I need to split huge (>1 Gb) CSV files containing 50K+ columns each on a daily basis.

I've found Miller as an interesting and performant tool for such a task.

But I'm stuck on Miller's documentation.

How could I split one CSV to N smaller CSV files where N is a number of rows in my source file?

aborruso
  • 4,938
  • 3
  • 23
  • 40
franchb
  • 1,174
  • 4
  • 19
  • 42

2 Answers2

5

try with this script

mlr --csv put -S 'if (NR % 10000 == 0) {$rule=NR} else {$rule = ""}' \
then fill-down -f rule \
then put -S 'if ($rule=="") {$rule="0"}' \
then put -q 'tee > $rule.".csv", $*' input.csv

Make a copy of your CSV in a new folder, and then run this script on it.

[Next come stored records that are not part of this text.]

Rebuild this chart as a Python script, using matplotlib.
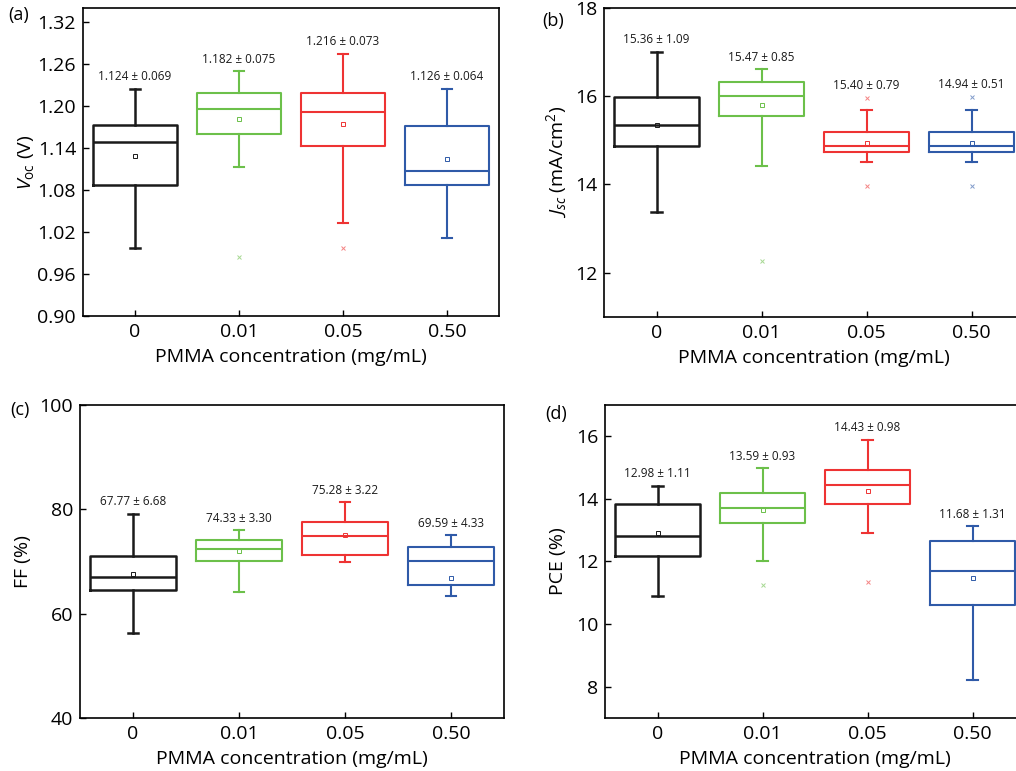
import matplotlib
matplotlib.use("Agg")
import matplotlib.pyplot as plt

plt.rcParams['font.family'] = ['Open Sans', 'DejaVu Sans']
plt.rcParams['mathtext.fontset'] = 'custom'
plt.rcParams['mathtext.rm'] = 'Open Sans'
plt.rcParams['mathtext.it'] = 'Open Sans:italic'

groups = ['0', '0.01', '0.05', '0.50']
colors = ['#1a1a1a', '#6cc04a', '#ee3333', '#2f5aa8']

# Voc (V)
voc_q1 = [1.088, 1.160, 1.1435, 1.087]
voc_med = [1.149, 1.196, 1.191, 1.108]
voc_q3 = [1.1735, 1.218, 1.218, 1.171]
voc_lo = [0.9975, 1.113, 1.033, 1.011]
voc_hi = [1.225, 1.250, 1.275, 1.225]
voc_mean = [1.129, 1.181, 1.174, 1.125]
voc_fliers = [[], [0.985], [0.998], []]
voc_avg = [1.124, 1.182, 1.216, 1.126]
voc_sd = [0.069, 0.075, 0.073, 0.064]

# Jsc (mA/cm2)
jsc_q1 = [14.86, 15.55, 14.74, 14.74]
jsc_med = [15.35, 16.00, 14.87, 14.87]
jsc_q3 = [15.99, 16.33, 15.18, 15.18]
jsc_lo = [13.38, 14.42, 14.50, 14.50]
jsc_hi = [17.00, 16.61, 15.69, 15.69]
jsc_mean = [15.35, 15.80, 14.93, 14.95]
jsc_fliers = [[], [12.26], [15.96, 13.97], [15.98, 13.97]]
jsc_avg = [15.36, 15.47, 15.40, 14.94]
jsc_sd = [1.09, 0.85, 0.79, 0.51]

# FF (%)
ff_q1 = [64.5, 70.0, 71.2, 65.5]
ff_med = [67.0, 72.4, 74.8, 70.0]
ff_q3 = [71.0, 74.2, 77.6, 72.7]
ff_lo = [56.2, 64.2, 69.8, 63.3]
ff_hi = [79.1, 76.0, 81.3, 75.0]
ff_mean = [67.5, 72.0, 75.0, 66.9]
ff_fliers = [[], [], [], []]
ff_avg = [67.77, 74.33, 75.28, 69.59]
ff_sd = [6.68, 3.30, 3.22, 4.33]

# PCE (%)
pce_q1 = [12.16, 13.24, 13.83, 10.60]
pce_med = [12.80, 13.72, 14.44, 11.71]
pce_q3 = [13.82, 14.20, 14.91, 12.66]
pce_lo = [10.89, 12.00, 12.92, 8.20]
pce_hi = [14.41, 14.98, 15.88, 13.13]
pce_mean = [12.91, 13.64, 14.24, 11.46]
pce_fliers = [[], [11.24], [11.34], []]
pce_avg = [12.98, 13.59, 14.43, 11.68]
pce_sd = [1.11, 0.93, 0.98, 1.31]


def draw_panel(ax, q1, med, q3, lo, hi, mean, fliers, avg, sd, fmt):
    for i in range(len(groups)):
        stats = [dict(med=med[i], q1=q1[i], q3=q3[i], whislo=lo[i], whishi=hi[i],
                      mean=mean[i], fliers=fliers[i])]
        c = colors[i]
        lw = 1.8 if i == 0 else 1.5
        ax.bxp(stats, positions=[i], widths=0.81, capwidths=0.1, showmeans=True,
               boxprops=dict(color=c, lw=lw), medianprops=dict(color=c, lw=lw),
               whiskerprops=dict(color=c, lw=lw), capprops=dict(color=c, lw=lw),
               meanprops=dict(marker='s', markersize=3, markerfacecolor='none',
                              markeredgecolor=c, markeredgewidth=0.7),
               flierprops=dict(marker='x', markersize=3, markeredgecolor=c,
                               markeredgewidth=0.7, alpha=0.6))
        top = max([hi[i]] + list(fliers[i]))
        ax.annotate(fmt.format(avg[i], sd[i]), xy=(i, top), xytext=(0, 4),
                    textcoords='offset points', ha='center', va='bottom',
                    fontsize=8.5, color='#1a1a1a')
    ax.set_xlim(-0.5, 3.5)
    ax.set_xticks(range(len(groups)))
    ax.set_xticklabels(groups)
    ax.tick_params(direction='in', labelsize=14, length=4, width=1, pad=5)
    ax.set_xlabel('PMMA concentration (mg/mL)', fontsize=14, labelpad=5)
    for s in ax.spines.values():
        s.set_linewidth(1.2)


fig = plt.figure(figsize=(10.16, 7.71), dpi=100)

ax_a = fig.add_axes([0.0817, 0.590, 0.4094, 0.3995])
draw_panel(ax_a, voc_q1, voc_med, voc_q3, voc_lo, voc_hi, voc_mean, voc_fliers,
           voc_avg, voc_sd, '{:.3f} ± {:.3f}')
ax_a.set_ylim(0.90, 1.34)
ax_a.set_yticks([0.90, 0.96, 1.02, 1.08, 1.14, 1.20, 1.26, 1.32])
ax_a.set_ylabel('$V_{\\mathrm{oc}}$ (V)', fontsize=14, labelpad=1)

ax_b = fig.add_axes([0.5945, 0.589, 0.4134, 0.4008])
draw_panel(ax_b, jsc_q1, jsc_med, jsc_q3, jsc_lo, jsc_hi, jsc_mean, jsc_fliers,
           jsc_avg, jsc_sd, '{:.2f} ± {:.2f}')
ax_b.set_ylim(11, 18)
ax_b.set_yticks([12, 14, 16, 18])
ax_b.set_ylabel('$J_{sc}$ (mA/cm$^{2}$)', fontsize=14, labelpad=4)

ax_c = fig.add_axes([0.0787, 0.0688, 0.4173, 0.4060])
draw_panel(ax_c, ff_q1, ff_med, ff_q3, ff_lo, ff_hi, ff_mean, ff_fliers,
           ff_avg, ff_sd, '{:.2f} ± {:.2f}')
ax_c.set_ylim(40, 100)
ax_c.set_yticks([40, 60, 80, 100])
ax_c.set_ylabel('FF (%)', fontsize=14, labelpad=5)

ax_d = fig.add_axes([0.5955, 0.0688, 0.4134, 0.4060])
draw_panel(ax_d, pce_q1, pce_med, pce_q3, pce_lo, pce_hi, pce_mean, pce_fliers,
           pce_avg, pce_sd, '{:.2f} ± {:.2f}')
ax_d.set_ylim(7, 17)
ax_d.set_yticks([8, 10, 12, 14, 16])
ax_d.set_ylabel('PCE (%)', fontsize=14, labelpad=6)

# panel letters
fig.text(0.008, 0.980, '(a)', fontsize=13, va='center')
fig.text(0.534, 0.973, '(b)', fontsize=13, va='center')
fig.text(0.010, 0.468, '(c)', fontsize=13, va='center')
fig.text(0.537, 0.463, '(d)', fontsize=13, va='center')

fig.savefig('out.png', dpi=100)
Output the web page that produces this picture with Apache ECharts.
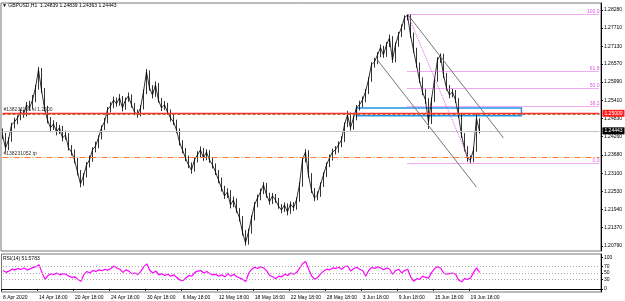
<!DOCTYPE html>
<html>
<head>
<meta charset="utf-8">
<script src="https://cdn.jsdelivr.net/npm/echarts@6/dist/echarts.min.js"></script>
<style>html,body{margin:0;padding:0;background:#fff}#main{width:625px;height:301px}</style>
</head>
<body>
<div id="main"></div>
<script>
// GBPUSD H1 chart, each point = 8 hours
const dateLabels = ['8 Apr 2020', '14 Apr 18:00', '20 Apr 18:00', '24 Apr 18:00', '30 Apr 18:00', '6 May 18:00', '12 May 18:00',
  '18 May 18:00', '22 May 18:00', '28 May 18:00', '3 Jun 18:00', '9 Jun 18:00', '15 Jun 18:00', '19 Jun 18:00'];
const firstOpen = 1.2440;
const closes = [1.2431,1.2390,1.2415,1.2463,1.2473,1.2485,1.2504,1.2495,1.2527,1.2517,
 1.2542,1.2581,1.2638,1.2574,1.2517,1.2479,1.2454,1.2466,1.2441,1.2454,
 1.2422,1.2431,1.2390,1.2377,1.2352,1.2314,1.2276,1.2301,1.2336,1.2352,
 1.2384,1.2396,1.2422,1.2454,1.2473,1.2511,1.2523,1.2542,1.2530,1.2549,
 1.2517,1.2542,1.2555,1.2527,1.2504,1.2495,1.2517,1.2568,1.2631,1.2581,
 1.2558,1.2590,1.2542,1.2517,1.2527,1.2504,1.2485,1.2473,1.2447,1.2409,
 1.2384,1.2358,1.2336,1.2320,1.2352,1.2368,1.2384,1.2358,1.2377,1.2352,
 1.2336,1.2314,1.2289,1.2263,1.2238,1.2250,1.2209,1.2225,1.2193,1.2168,
 1.2123,1.2089,1.2123,1.2168,1.2209,1.2231,1.2250,1.2273,1.2241,1.2219,
 1.2238,1.2225,1.2206,1.2193,1.2209,1.2187,1.2212,1.2200,1.2225,1.2273,
 1.2352,1.2377,1.2304,1.2257,1.2231,1.2241,1.2273,1.2304,1.2336,1.2358,
 1.2377,1.2384,1.2400,1.2415,1.2463,1.2495,1.2454,1.2485,1.2517,1.2527,
 1.2542,1.2568,1.2606,1.2654,1.2663,1.2685,1.2708,1.2685,1.2717,1.2739,
 1.2669,1.2717,1.2749,1.2771,1.2803,1.2812,1.2749,1.2701,1.2654,1.2606,
 1.2568,1.2542,1.2473,1.2542,1.2606,1.2669,1.2685,1.2622,1.2581,1.2558,
 1.2568,1.2542,1.2495,1.2431,1.2390,1.2358,1.2352,1.2384,1.2484,1.2444];
const highs = [1.2452,1.2438,1.2424,1.2470,1.2486,1.2494,1.2515,1.2511,1.2536,1.2540,
 1.2558,1.2590,1.2647,1.2644,1.2580,1.2524,1.2488,1.2478,1.2472,1.2463,
 1.2460,1.2445,1.2437,1.2399,1.2385,1.2358,1.2320,1.2310,1.2345,1.2366,
 1.2392,1.2410,1.2430,1.2462,1.2485,1.2520,1.2536,1.2553,1.2550,1.2561,
 1.2555,1.2550,1.2566,1.2560,1.2533,1.2512,1.2526,1.2575,1.2640,1.2636,
 1.2589,1.2601,1.2596,1.2549,1.2539,1.2533,1.2512,1.2496,1.2480,1.2452,
 1.2415,1.2390,1.2366,1.2344,1.2360,1.2380,1.2395,1.2390,1.2386,1.2383,
 1.2360,1.2341,1.2320,1.2296,1.2270,1.2262,1.2256,1.2236,1.2230,1.2199,
 1.2174,1.2130,1.2134,1.2176,1.2218,1.2242,1.2261,1.2282,1.2279,1.2248,
 1.2247,1.2244,1.2231,1.2212,1.2217,1.2214,1.2220,1.2218,1.2233,1.2282,
 1.2361,1.2386,1.2383,1.2310,1.2263,1.2252,1.2281,1.2313,1.2344,1.2369,
 1.2388,1.2396,1.2411,1.2427,1.2471,1.2508,1.2502,1.2493,1.2526,1.2540,
 1.2553,1.2577,1.2615,1.2662,1.2676,1.2694,1.2718,1.2714,1.2726,1.2750,
 1.2745,1.2725,1.2758,1.2782,1.2811,1.2815,1.2814,1.2756,1.2708,1.2661,
 1.2614,1.2577,1.2548,1.2550,1.2614,1.2678,1.2690,1.2689,1.2628,1.2590,
 1.2578,1.2574,1.2548,1.2501,1.2437,1.2396,1.2366,1.2392,1.2498,1.2484];
const lows = [1.2418,1.2378,1.2383,1.2410,1.2452,1.2465,1.2478,1.2486,1.2490,1.2508,
 1.2512,1.2535,1.2575,1.2565,1.2506,1.2468,1.2440,1.2447,1.2430,1.2434,
 1.2411,1.2416,1.2382,1.2366,1.2341,1.2303,1.2265,1.2270,1.2296,1.2328,
 1.2346,1.2376,1.2389,1.2417,1.2447,1.2468,1.2503,1.2516,1.2521,1.2524,
 1.2506,1.2511,1.2536,1.2518,1.2494,1.2486,1.2490,1.2512,1.2561,1.2572,
 1.2547,1.2552,1.2534,1.2507,1.2510,1.2495,1.2474,1.2463,1.2437,1.2398,
 1.2373,1.2348,1.2326,1.2308,1.2315,1.2344,1.2360,1.2349,1.2351,1.2343,
 1.2325,1.2304,1.2278,1.2252,1.2228,1.2231,1.2198,1.2202,1.2184,1.2156,
 1.2112,1.2080,1.2083,1.2118,1.2160,1.2202,1.2224,1.2244,1.2232,1.2210,
 1.2212,1.2216,1.2197,1.2183,1.2187,1.2176,1.2181,1.2190,1.2194,1.2219,
 1.2267,1.2344,1.2296,1.2247,1.2221,1.2224,1.2235,1.2266,1.2298,1.2329,
 1.2350,1.2369,1.2375,1.2392,1.2409,1.2456,1.2445,1.2448,1.2478,1.2509,
 1.2519,1.2535,1.2561,1.2600,1.2645,1.2656,1.2678,1.2676,1.2679,1.2710,
 1.2660,1.2662,1.2711,1.2742,1.2765,1.2795,1.2740,1.2692,1.2645,1.2596,
 1.2558,1.2530,1.2450,1.2466,1.2536,1.2600,1.2660,1.2612,1.2572,1.2548,
 1.2551,1.2533,1.2485,1.2422,1.2379,1.2346,1.2342,1.2345,1.2378,1.2436];
const rsiValues = [58,52,56,62,60,64,61,66,60,63,
 67,70,76,52,30,42,48,45,50,44,
 48,46,40,36,38,30,24,45,55,50,
 58,55,60,57,62,59,64,72,66,62,
 52,60,56,48,50,45,55,70,79,58,
 50,56,44,48,42,46,40,44,36,28,
 26,34,42,40,52,56,58,50,55,48,
 44,46,40,44,38,48,40,46,38,34,
 30,23,50,62,68,64,70,66,56,42,
 38,32,40,38,46,42,50,46,52,66,
 80,86,62,40,30,36,48,56,62,60,
 66,64,68,62,70,72,56,64,68,62,
 58,40,58,68,64,70,66,60,66,62,
 46,58,62,50,58,62,38,24,32,30,
 40,36,34,52,64,70,66,50,46,48,
 50,46,28,22,32,30,34,52,66,51.5783];
const priceTicks = [1.20790, 1.21370, 1.21940, 1.22530, 1.23100, 1.23680, 1.24260, 1.24830, 1.25410, 1.25990, 1.26570, 1.27130, 1.27710, 1.28280];
const rsiTicks = [0, 30, 50, 70, 100];
const rsiLevels = [30, 50, 70];
const lastBar = [1.24839, 1.24839, 1.24363, 1.24443];
// order lines
const slPrice = 1.2500, entryPrice = 1.2496, tpPrice = 1.2360, bidPrice = 1.24443;
// fibo + channel objects: [index, price]
const fibLevels = [0, 38.2, 50, 61.8, 100];
const fibHigh = [135, 1.2815], fibLow = [156, 1.2342], fibEnd = 199;
const channelUpper = [[135, 1.2815], [167, 1.2422]];
const channelLower = [[125, 1.2669], [158, 1.2266]];
const boxRect = [[118, 1.2517], [173, 1.2492]];

const barCount = 200;
const labelStep = 12;
const cats = Array.from({length: barCount}, (_, i) => 'b' + i);
const labelAt = i => (i % labelStep === 0 ? dateLabels[i / labelStep] : undefined);

const kData = closes.map((c, i) => [i === 0 ? firstOpen : closes[i - 1], c, lows[i], highs[i]]);

const FONT = 'Liberation Sans';
const fibColor = '#e255e2';
const noLabel = {show: false};

// full-width horizontal line from first to last category
function hLine(price, lineStyle, label) {
  return [{coord: [0, price], lineStyle: lineStyle, label: label || noLabel}, {coord: [barCount - 1, price]}];
}

const fibLines = fibLevels.map(lv => {
  const p = fibLow[1] + (fibHigh[1] - fibLow[1]) * lv / 100;
  return [
    {coord: [fibHigh[0], p], lineStyle: {color: fibColor, type: [1, 1], width: 1},
      label: {show: true, position: 'insideEndTop', formatter: lv.toFixed(1), color: fibColor, fontSize: 5, fontFamily: FONT, distance: 0}},
    {coord: [fibEnd, p]}
  ];
});

const rightTag = (text, bg) => ({show: true, position: 'end', formatter: text, backgroundColor: bg, color: '#fff',
  fontSize: 5, padding: [1, 2], distance: 3, fontFamily: FONT});
const leftTag = text => ({show: true, position: 'insideStartTop', formatter: text, color: '#333', fontSize: 5, distance: 1, fontFamily: FONT});

const chart = echarts.init(document.getElementById('main'));
chart.setOption({
  animation: false,
  backgroundColor: '#fff',
  textStyle: {fontFamily: FONT},
  title: [
    {text: '▼ GBPUSD,H1  ' + lastBar.map(v => v.toFixed(5)).join(' '), left: 2, top: 3, padding: 0,
      textStyle: {fontSize: 5, fontWeight: 'normal', color: '#000', fontFamily: FONT}},
    {text: 'RSI(14) ' + rsiValues[rsiValues.length - 1].toFixed(4), left: 3, top: 256, padding: 0,
      textStyle: {fontSize: 5, fontWeight: 'normal', color: '#000', fontFamily: FONT}}
  ],
  grid: [
    {left: 1, right: 24, top: 3, height: 248, show: true, borderColor: '#777', borderWidth: 1},
    {left: 1, right: 24, top: 254, height: 38, show: true, borderColor: '#777', borderWidth: 1}
  ],
  xAxis: [
    {gridIndex: 0, type: 'category', data: cats, boundaryGap: true,
      axisLine: {show: false}, axisTick: {show: false}, axisLabel: {show: false}},
    {gridIndex: 1, type: 'category', data: cats, boundaryGap: true,
      axisLine: {show: true, lineStyle: {color: '#000'}},
      axisTick: {show: true, length: 2, interval: i => labelAt(i) !== undefined, lineStyle: {color: '#000'}},
      axisLabel: {interval: i => labelAt(i) !== undefined, formatter: (v, i) => labelAt(i) || '',
        fontSize: 5, color: '#000', align: 'left', margin: 3, fontFamily: FONT}}
  ],
  yAxis: [
    {gridIndex: 0, type: 'value', position: 'right', min: 1.2063, max: 1.2850,
      splitLine: {show: false},
      axisLine: {show: true, lineStyle: {color: '#000'}},
      axisTick: {show: true, length: 2, customValues: priceTicks, lineStyle: {color: '#000'}},
      axisLabel: {customValues: priceTicks, formatter: v => v.toFixed(5), fontSize: 5, color: '#000', margin: 3, fontFamily: FONT}},
    {gridIndex: 1, type: 'value', position: 'right', min: -10, max: 110,
      splitLine: {show: false},
      axisLine: {show: true, lineStyle: {color: '#000'}},
      axisTick: {show: true, length: 2, customValues: rsiTicks, lineStyle: {color: '#000'}},
      axisLabel: {customValues: rsiTicks, fontSize: 5, color: '#000', margin: 3, fontFamily: FONT}}
  ],
  series: [
    {
      type: 'candlestick', xAxisIndex: 0, yAxisIndex: 0, data: kData, barWidth: 1,
      itemStyle: {color: '#000', color0: '#000', borderColor: '#000', borderColor0: '#000', borderWidth: 0.8},
      markArea: {
        silent: true,
        itemStyle: {color: 'rgba(0,0,0,0)', borderColor: '#2196e8', borderWidth: 1.5},
        data: [[{coord: boxRect[0]}, {coord: boxRect[1]}]]
      },
      markLine: {
        silent: true, symbol: ['none', 'none'],
        data: [
          hLine(bidPrice, {color: '#c4c4c4', type: 'solid', width: 1}, rightTag(bidPrice.toFixed(5), '#000')),
          hLine(tpPrice, {color: '#ff7a2e', type: [6, 2, 1, 2], width: 1.2}, leftTag('#138231052 tp')),
          hLine(entryPrice, {color: '#9a7a2a', type: [3, 2], width: 1}),
          hLine(slPrice, {color: '#ff3030', type: 'solid', width: 1.3}, leftTag('#138231186 sl 1.2500')),
          hLine(slPrice, {color: 'rgba(0,0,0,0)', width: 0}, rightTag(slPrice.toFixed(5), '#ff2020')),
          ...fibLines,
          [{coord: fibHigh, lineStyle: {color: fibColor, type: [1, 1], width: 1}, label: noLabel}, {coord: fibLow}],
          [{coord: channelUpper[0], lineStyle: {color: '#777', type: 'solid', width: 1}, label: noLabel}, {coord: channelUpper[1]}],
          [{coord: channelLower[0], lineStyle: {color: '#777', type: 'solid', width: 1}, label: noLabel}, {coord: channelLower[1]}]
        ]
      }
    },
    {
      type: 'line', xAxisIndex: 0, yAxisIndex: 0, data: closes, showSymbol: false, silent: true,
      lineStyle: {color: '#000', width: 0.8}
    },
    {
      type: 'line', xAxisIndex: 1, yAxisIndex: 1, data: rsiValues, showSymbol: false,
      lineStyle: {color: '#ff00ff', width: 1.2},
      markLine: {
        silent: true, symbol: ['none', 'none'],
        data: rsiLevels.map(v => [
          {coord: [0, v], lineStyle: {color: '#a8a8a8', type: [1, 2], width: 1}, label: noLabel},
          {coord: [barCount - 1, v]}
        ])
      }
    }
  ]
});
</script>
</body>
</html>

It will produce a csv file for every 10000 rows.

aborruso
  • 4,938
  • 3
  • 23
  • 40
  • Strange, Miller should have a `split` verb https://miller.readthedocs.io/en/latest/reference-verbs/#split but the 6.0.0 release doesn't recognize it – Fravadona Jan 29 '22 at 23:39
  • @Fravadona it is not yet in the stable version, you can download the unstable from here, at the bottom of the page https://github.com/johnkerl/miller/actions/runs/1766863694 – aborruso Jan 30 '22 at 07:56
  • 1
    Thanks, tested it and it works; shouldn't you make an update to this answer? Now the problem has become quite trivial – Fravadona Jan 30 '22 at 16:46
  • 1
    @Fravadona I will do it, when there will be the stable release. Thank you – aborruso Jan 30 '22 at 19:06
3

the answer from aborruso does add a new column rule to the output csv files. If you want to avoid this, use emit with mapexcept instead of tee in the last step, like this:

mlr --csv put -S 'if (NR % 10000 == 0) {$rule=NR} else {$rule = ""}' \
then fill-down -f rule \
then put -S 'if ($rule=="") {$rule="0"}' \
then put -q 'emit > $rule.".csv", mapexcept($*, "rule")' input.csv
tje
  • 31
  • 1